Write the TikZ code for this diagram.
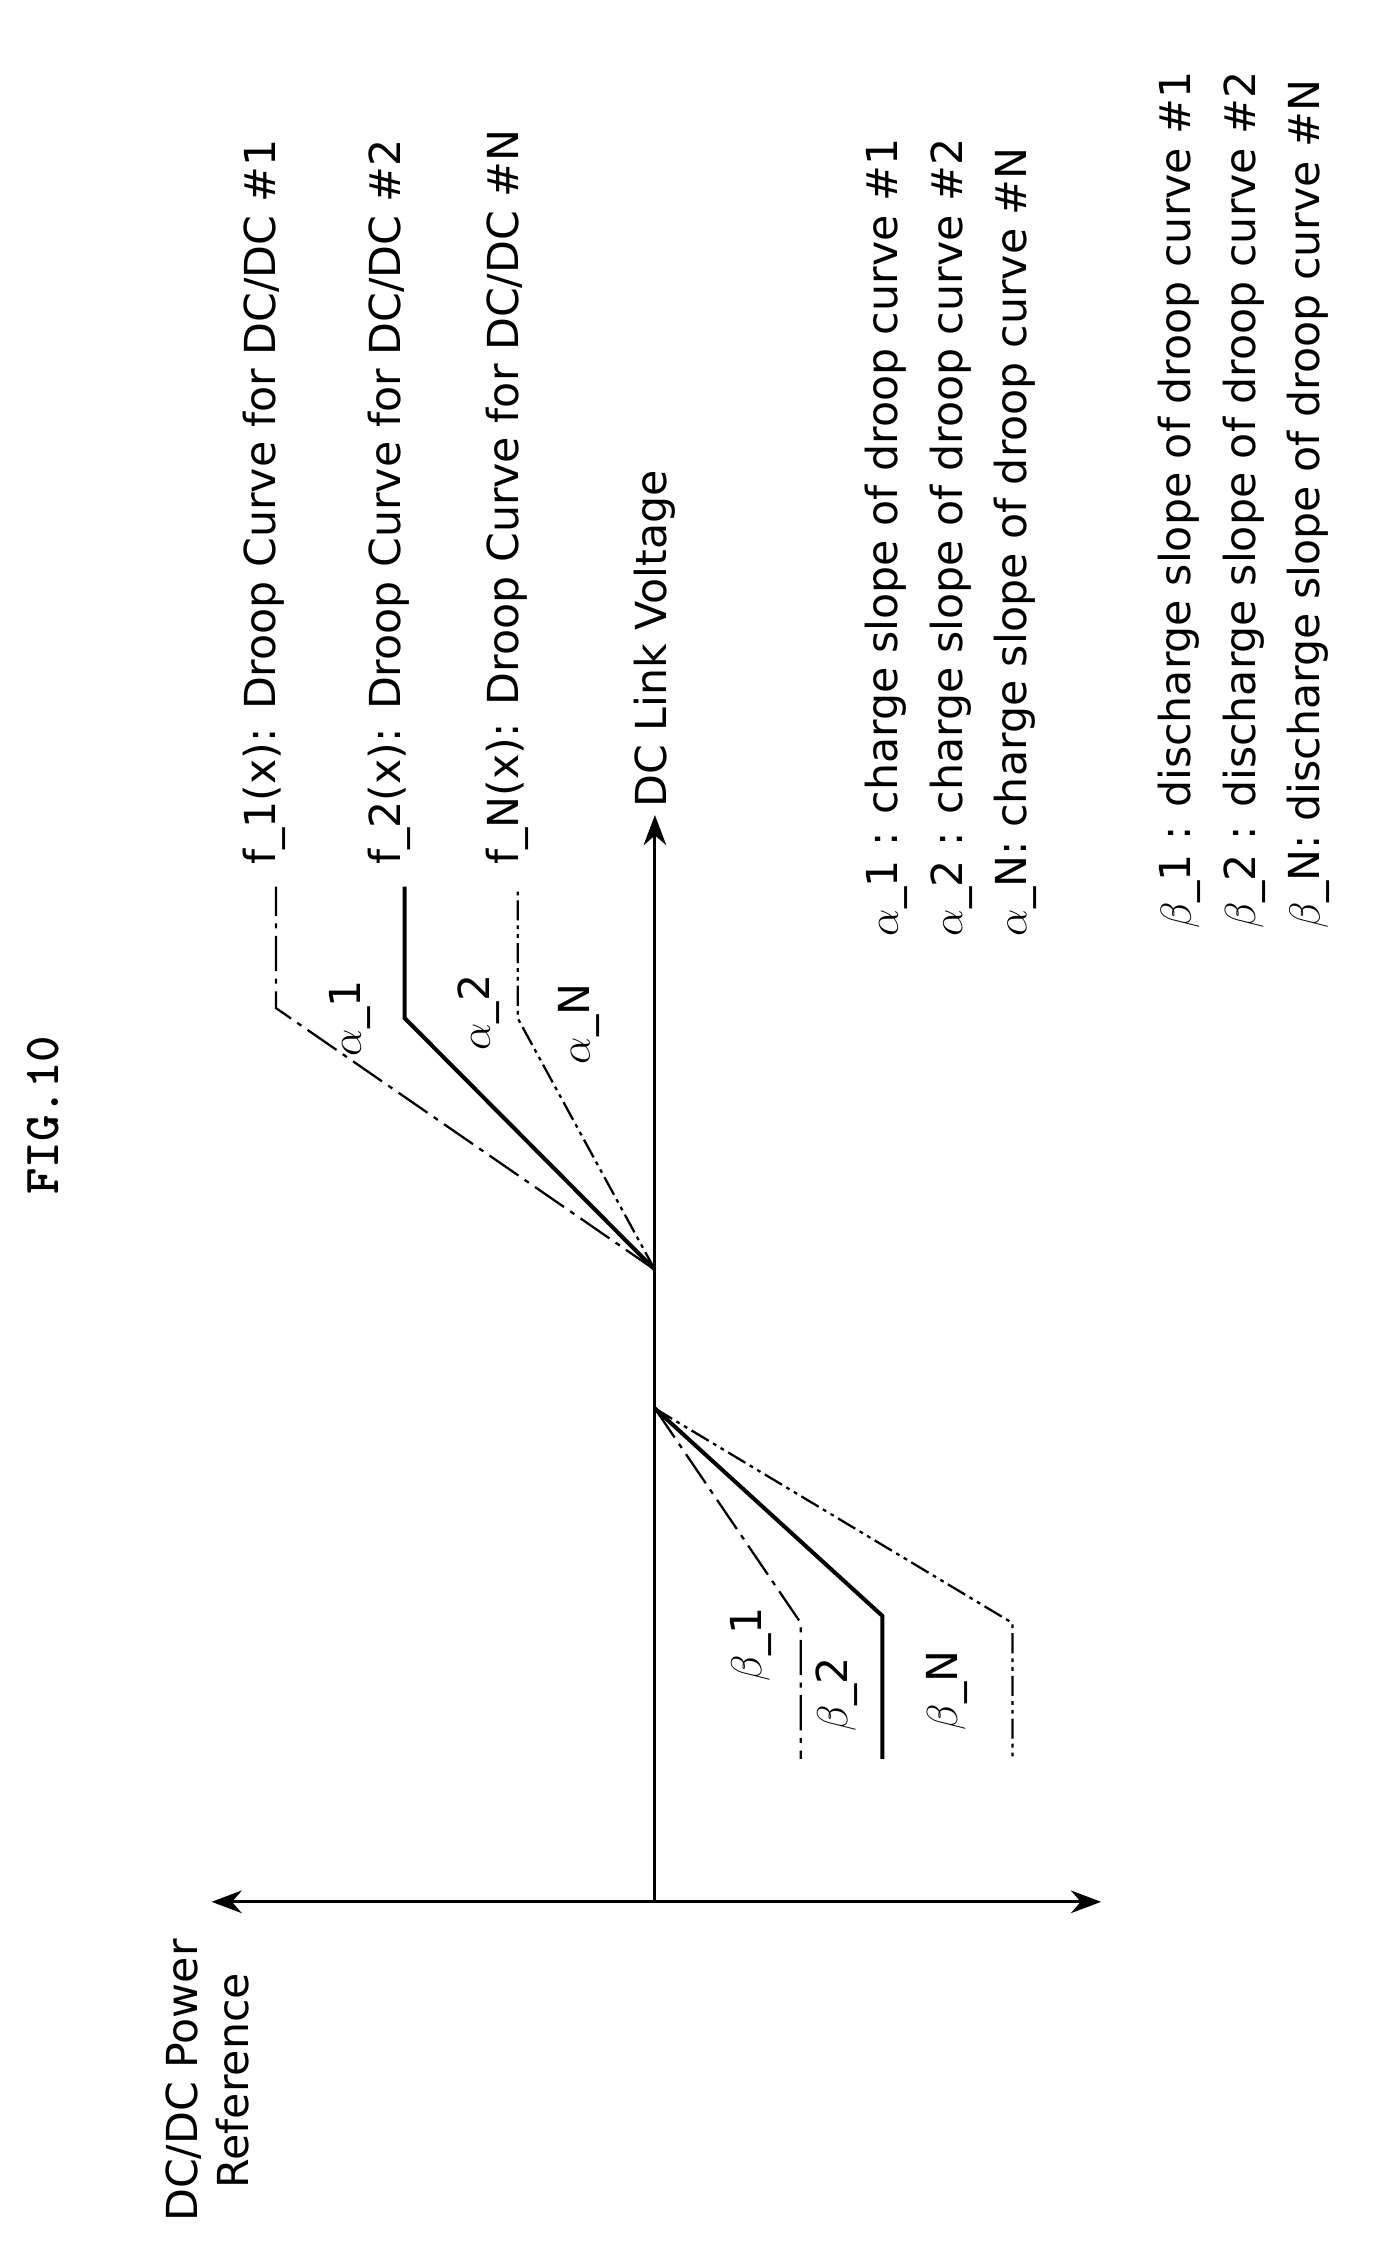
\documentclass[tikz,border=0pt]{standalone}
\usepackage{fontspec}
\setmainfont{DejaVu Sans}
\usetikzlibrary{arrows.meta,positioning}
\tikzset{
  lbl/.style={rotate=90, anchor=west, inner sep=0pt, font=\fontsize{17}{20}\selectfont},
  glbl/.style={rotate=90, inner sep=0pt, font=\fontsize{17}{20}\selectfont},
  curveone/.style={line width=0.9pt, dash pattern=on 14pt off 3pt on 2pt off 3pt},
  curvetwo/.style={line width=1.6pt},
  curven/.style={line width=0.9pt, dash pattern=on 8pt off 2pt on 1.5pt off 2pt on 1.5pt off 2pt}
}
\begin{document}
\begin{tikzpicture}[x=0.02cm, y=-0.02cm]
    \useasboundingbox (0,0) rectangle (960,1577);

    % Title
    \node[rotate=90, font=\ttfamily\bfseries\fontsize{20}{24}\selectfont] (fig) at (30,780) {FIG.10};

    % Axes
    \coordinate (origin) at (458,1330);
    \coordinate (vtop) at (458,570);
    \coordinate (hleft) at (148,1330);
    \coordinate (hright) at (770,1330);
    \draw[-{Stealth[length=12pt]}, line width=1.2pt] (origin) -- (vtop);
    \draw[{Stealth[length=12pt]}-{Stealth[length=12pt]}, line width=1.2pt] (hleft) -- (hright);
    \node[lbl] (vlabel) at (458,565) {DC Link Voltage};
    \node[glbl, align=center] (hlabel) at (145,1455) {DC/DC Power\\Reference};

    % Charge side
    \coordinate (pa) at (458,888);
    \coordinate (a1) at (193,705);
    \coordinate (a2) at (283,712);
    \coordinate (an) at (362,712);
    \draw[curveone] (pa) -- (a1) -- (193,620);
    \draw[curvetwo] (pa) -- (a2) -- (283,620);
    \draw[curven] (pa) -- (an) -- (362,620);
    \node[glbl] (al1) at (245,712) {$\alpha$\_1};
    \node[glbl] (al2) at (335,708) {$\alpha$\_2};
    \node[glbl] (aln) at (405,716) {$\alpha$\_N};

    % Discharge side
    \coordinate (pb) at (458,985);
    \coordinate (b1) at (560,1135);
    \coordinate (b2) at (617,1130);
    \coordinate (bn) at (708,1135);
    \draw[curveone] (pb) -- (b1) -- (560,1230);
    \draw[curvetwo] (pb) -- (b2) -- (617,1230);
    \draw[curven] (pb) -- (bn) -- (708,1230);
    \node[glbl] (be1) at (525,1150) {$\beta$\_1};
    \node[glbl] (be2) at (585,1185) {$\beta$\_2};
    \node[glbl] (ben) at (662,1182) {$\beta$\_N};

    % Curve names
    \node[lbl] (f1) at (185,605) {f\_1(x): Droop Curve for DC/DC \#1};
    \node[lbl] (f2) at (272,605) {f\_2(x): Droop Curve for DC/DC \#2};
    \node[lbl] (fn) at (355,605) {f\_N(x): Droop Curve for DC/DC \#N};

    % Legend
    \node[lbl] (la1) at (620,655) {$\alpha$\_1 : charge slope of droop curve \#1};
    \node[lbl] (la2) at (665,655) {$\alpha$\_2 : charge slope of droop curve \#2};
    \node[lbl] (lan) at (710,655) {$\alpha$\_N: charge slope of droop curve \#N};
    \node[lbl] (lb1) at (825,650) {$\beta$\_1 : discharge slope of droop curve \#1};
    \node[lbl] (lb2) at (870,650) {$\beta$\_2 : discharge slope of droop curve \#2};
    \node[lbl] (lbn) at (915,650) {$\beta$\_N: discharge slope of droop curve \#N};
\end{tikzpicture}
\end{document}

**WRITTEN PROBLEM**
Images should not appear in the copy; retype the listing above exactly.

**OUTPUT OF THE EXERCISE**
Write the TikZ code for this diagram.
\documentclass[tikz,border=0pt]{standalone}
\usepackage{fontspec}
\setmainfont{DejaVu Sans}
\usetikzlibrary{arrows.meta,positioning}
\tikzset{
  lbl/.style={rotate=90, anchor=west, inner sep=0pt, font=\fontsize{17}{20}\selectfont},
  glbl/.style={rotate=90, inner sep=0pt, font=\fontsize{17}{20}\selectfont},
  curveone/.style={line width=0.9pt, dash pattern=on 14pt off 3pt on 2pt off 3pt},
  curvetwo/.style={line width=1.6pt},
  curven/.style={line width=0.9pt, dash pattern=on 8pt off 2pt on 1.5pt off 2pt on 1.5pt off 2pt}
}
\begin{document}
\begin{tikzpicture}[x=0.02cm, y=-0.02cm]
    \useasboundingbox (0,0) rectangle (960,1577);

    % Title
    \node[rotate=90, font=\ttfamily\bfseries\fontsize{20}{24}\selectfont] (fig) at (30,780) {FIG.10};

    % Axes
    \coordinate (origin) at (458,1330);
    \coordinate (vtop) at (458,570);
    \coordinate (hleft) at (148,1330);
    \coordinate (hright) at (770,1330);
    \draw[-{Stealth[length=12pt]}, line width=1.2pt] (origin) -- (vtop);
    \draw[{Stealth[length=12pt]}-{Stealth[length=12pt]}, line width=1.2pt] (hleft) -- (hright);
    \node[lbl] (vlabel) at (458,565) {DC Link Voltage};
    \node[glbl, align=center] (hlabel) at (145,1455) {DC/DC Power\\Reference};

    % Charge side
    \coordinate (pa) at (458,888);
    \coordinate (a1) at (193,705);
    \coordinate (a2) at (283,712);
    \coordinate (an) at (362,712);
    \draw[curveone] (pa) -- (a1) -- (193,620);
    \draw[curvetwo] (pa) -- (a2) -- (283,620);
    \draw[curven] (pa) -- (an) -- (362,620);
    \node[glbl] (al1) at (245,712) {$\alpha$\_1};
    \node[glbl] (al2) at (335,708) {$\alpha$\_2};
    \node[glbl] (aln) at (405,716) {$\alpha$\_N};

    % Discharge side
    \coordinate (pb) at (458,985);
    \coordinate (b1) at (560,1135);
    \coordinate (b2) at (617,1130);
    \coordinate (bn) at (708,1135);
    \draw[curveone] (pb) -- (b1) -- (560,1230);
    \draw[curvetwo] (pb) -- (b2) -- (617,1230);
    \draw[curven] (pb) -- (bn) -- (708,1230);
    \node[glbl] (be1) at (525,1150) {$\beta$\_1};
    \node[glbl] (be2) at (585,1185) {$\beta$\_2};
    \node[glbl] (ben) at (662,1182) {$\beta$\_N};

    % Curve names
    \node[lbl] (f1) at (185,605) {f\_1(x): Droop Curve for DC/DC \#1};
    \node[lbl] (f2) at (272,605) {f\_2(x): Droop Curve for DC/DC \#2};
    \node[lbl] (fn) at (355,605) {f\_N(x): Droop Curve for DC/DC \#N};

    % Legend
    \node[lbl] (la1) at (620,655) {$\alpha$\_1 : charge slope of droop curve \#1};
    \node[lbl] (la2) at (665,655) {$\alpha$\_2 : charge slope of droop curve \#2};
    \node[lbl] (lan) at (710,655) {$\alpha$\_N: charge slope of droop curve \#N};
    \node[lbl] (lb1) at (825,650) {$\beta$\_1 : discharge slope of droop curve \#1};
    \node[lbl] (lb2) at (870,650) {$\beta$\_2 : discharge slope of droop curve \#2};
    \node[lbl] (lbn) at (915,650) {$\beta$\_N: discharge slope of droop curve \#N};
\end{tikzpicture}
\end{document}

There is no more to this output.